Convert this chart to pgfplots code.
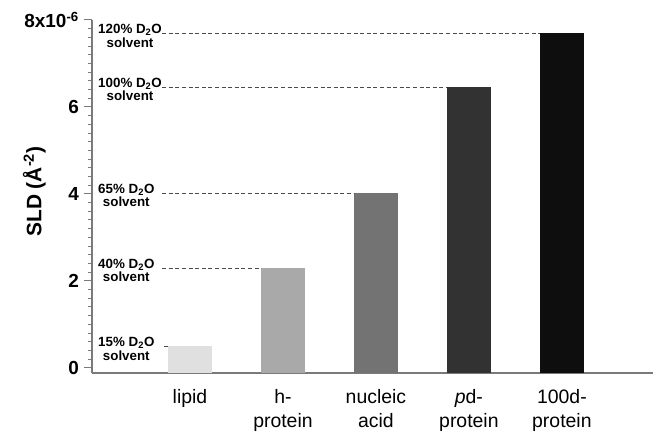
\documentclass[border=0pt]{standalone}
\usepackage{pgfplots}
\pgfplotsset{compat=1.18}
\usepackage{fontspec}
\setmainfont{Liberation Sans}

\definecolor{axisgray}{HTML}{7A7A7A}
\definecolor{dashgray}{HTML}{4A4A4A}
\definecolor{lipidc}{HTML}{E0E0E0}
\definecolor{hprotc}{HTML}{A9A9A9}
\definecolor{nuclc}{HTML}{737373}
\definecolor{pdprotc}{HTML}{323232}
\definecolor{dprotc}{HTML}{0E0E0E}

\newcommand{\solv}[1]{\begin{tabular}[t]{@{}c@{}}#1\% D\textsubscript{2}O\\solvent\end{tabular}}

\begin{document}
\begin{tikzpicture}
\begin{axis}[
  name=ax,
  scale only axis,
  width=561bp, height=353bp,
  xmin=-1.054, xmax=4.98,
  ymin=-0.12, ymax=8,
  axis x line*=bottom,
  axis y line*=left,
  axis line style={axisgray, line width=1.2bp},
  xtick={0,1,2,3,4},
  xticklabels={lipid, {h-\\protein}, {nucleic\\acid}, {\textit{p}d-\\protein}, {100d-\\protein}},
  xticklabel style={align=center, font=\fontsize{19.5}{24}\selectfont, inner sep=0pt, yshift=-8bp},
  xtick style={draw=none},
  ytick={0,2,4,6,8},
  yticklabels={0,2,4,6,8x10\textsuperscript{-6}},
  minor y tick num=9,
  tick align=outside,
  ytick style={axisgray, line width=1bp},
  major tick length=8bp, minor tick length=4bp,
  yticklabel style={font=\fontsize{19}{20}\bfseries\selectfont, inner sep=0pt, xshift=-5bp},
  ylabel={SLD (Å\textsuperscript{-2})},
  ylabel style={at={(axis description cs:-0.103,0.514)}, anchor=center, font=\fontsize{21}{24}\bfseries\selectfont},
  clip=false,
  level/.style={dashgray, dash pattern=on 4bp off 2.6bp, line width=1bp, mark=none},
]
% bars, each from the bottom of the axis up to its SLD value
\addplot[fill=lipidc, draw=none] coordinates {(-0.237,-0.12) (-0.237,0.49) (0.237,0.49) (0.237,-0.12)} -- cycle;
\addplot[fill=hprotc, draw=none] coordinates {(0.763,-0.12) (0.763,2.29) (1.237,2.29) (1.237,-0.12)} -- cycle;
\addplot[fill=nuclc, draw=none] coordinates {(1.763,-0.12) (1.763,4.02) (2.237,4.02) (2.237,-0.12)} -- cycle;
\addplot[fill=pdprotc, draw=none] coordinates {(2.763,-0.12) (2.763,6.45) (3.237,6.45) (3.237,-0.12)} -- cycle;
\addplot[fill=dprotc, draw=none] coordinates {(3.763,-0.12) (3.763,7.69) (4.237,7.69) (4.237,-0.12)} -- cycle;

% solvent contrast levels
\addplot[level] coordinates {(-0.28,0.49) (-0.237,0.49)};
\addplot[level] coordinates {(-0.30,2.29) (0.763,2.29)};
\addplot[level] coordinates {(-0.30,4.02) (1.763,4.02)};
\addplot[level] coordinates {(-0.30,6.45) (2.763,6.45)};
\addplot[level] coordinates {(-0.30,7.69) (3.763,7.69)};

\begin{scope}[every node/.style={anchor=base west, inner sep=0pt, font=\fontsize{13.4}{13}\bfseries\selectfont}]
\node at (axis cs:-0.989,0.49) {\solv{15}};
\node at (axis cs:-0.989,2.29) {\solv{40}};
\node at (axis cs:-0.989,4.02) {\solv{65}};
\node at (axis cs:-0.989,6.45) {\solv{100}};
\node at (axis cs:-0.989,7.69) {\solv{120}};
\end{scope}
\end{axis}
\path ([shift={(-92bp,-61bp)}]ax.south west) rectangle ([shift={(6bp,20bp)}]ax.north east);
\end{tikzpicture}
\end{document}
···
Reproduce the full material exactly, excluding the pictures.

#### [Problem solution]
Convert this chart to pgfplots code.
\documentclass[border=0pt]{standalone}
\usepackage{pgfplots}
\pgfplotsset{compat=1.18}
\usepackage{fontspec}
\setmainfont{Liberation Sans}

\definecolor{axisgray}{HTML}{7A7A7A}
\definecolor{dashgray}{HTML}{4A4A4A}
\definecolor{lipidc}{HTML}{E0E0E0}
\definecolor{hprotc}{HTML}{A9A9A9}
\definecolor{nuclc}{HTML}{737373}
\definecolor{pdprotc}{HTML}{323232}
\definecolor{dprotc}{HTML}{0E0E0E}

\newcommand{\solv}[1]{\begin{tabular}[t]{@{}c@{}}#1\% D\textsubscript{2}O\\solvent\end{tabular}}

\begin{document}
\begin{tikzpicture}
\begin{axis}[
  name=ax,
  scale only axis,
  width=561bp, height=353bp,
  xmin=-1.054, xmax=4.98,
  ymin=-0.12, ymax=8,
  axis x line*=bottom,
  axis y line*=left,
  axis line style={axisgray, line width=1.2bp},
  xtick={0,1,2,3,4},
  xticklabels={lipid, {h-\\protein}, {nucleic\\acid}, {\textit{p}d-\\protein}, {100d-\\protein}},
  xticklabel style={align=center, font=\fontsize{19.5}{24}\selectfont, inner sep=0pt, yshift=-8bp},
  xtick style={draw=none},
  ytick={0,2,4,6,8},
  yticklabels={0,2,4,6,8x10\textsuperscript{-6}},
  minor y tick num=9,
  tick align=outside,
  ytick style={axisgray, line width=1bp},
  major tick length=8bp, minor tick length=4bp,
  yticklabel style={font=\fontsize{19}{20}\bfseries\selectfont, inner sep=0pt, xshift=-5bp},
  ylabel={SLD (Å\textsuperscript{-2})},
  ylabel style={at={(axis description cs:-0.103,0.514)}, anchor=center, font=\fontsize{21}{24}\bfseries\selectfont},
  clip=false,
  level/.style={dashgray, dash pattern=on 4bp off 2.6bp, line width=1bp, mark=none},
]
% bars, each from the bottom of the axis up to its SLD value
\addplot[fill=lipidc, draw=none] coordinates {(-0.237,-0.12) (-0.237,0.49) (0.237,0.49) (0.237,-0.12)} -- cycle;
\addplot[fill=hprotc, draw=none] coordinates {(0.763,-0.12) (0.763,2.29) (1.237,2.29) (1.237,-0.12)} -- cycle;
\addplot[fill=nuclc, draw=none] coordinates {(1.763,-0.12) (1.763,4.02) (2.237,4.02) (2.237,-0.12)} -- cycle;
\addplot[fill=pdprotc, draw=none] coordinates {(2.763,-0.12) (2.763,6.45) (3.237,6.45) (3.237,-0.12)} -- cycle;
\addplot[fill=dprotc, draw=none] coordinates {(3.763,-0.12) (3.763,7.69) (4.237,7.69) (4.237,-0.12)} -- cycle;

% solvent contrast levels
\addplot[level] coordinates {(-0.28,0.49) (-0.237,0.49)};
\addplot[level] coordinates {(-0.30,2.29) (0.763,2.29)};
\addplot[level] coordinates {(-0.30,4.02) (1.763,4.02)};
\addplot[level] coordinates {(-0.30,6.45) (2.763,6.45)};
\addplot[level] coordinates {(-0.30,7.69) (3.763,7.69)};

\begin{scope}[every node/.style={anchor=base west, inner sep=0pt, font=\fontsize{13.4}{13}\bfseries\selectfont}]
\node at (axis cs:-0.989,0.49) {\solv{15}};
\node at (axis cs:-0.989,2.29) {\solv{40}};
\node at (axis cs:-0.989,4.02) {\solv{65}};
\node at (axis cs:-0.989,6.45) {\solv{100}};
\node at (axis cs:-0.989,7.69) {\solv{120}};
\end{scope}
\end{axis}
\path ([shift={(-92bp,-61bp)}]ax.south west) rectangle ([shift={(6bp,20bp)}]ax.north east);
\end{tikzpicture}
\end{document}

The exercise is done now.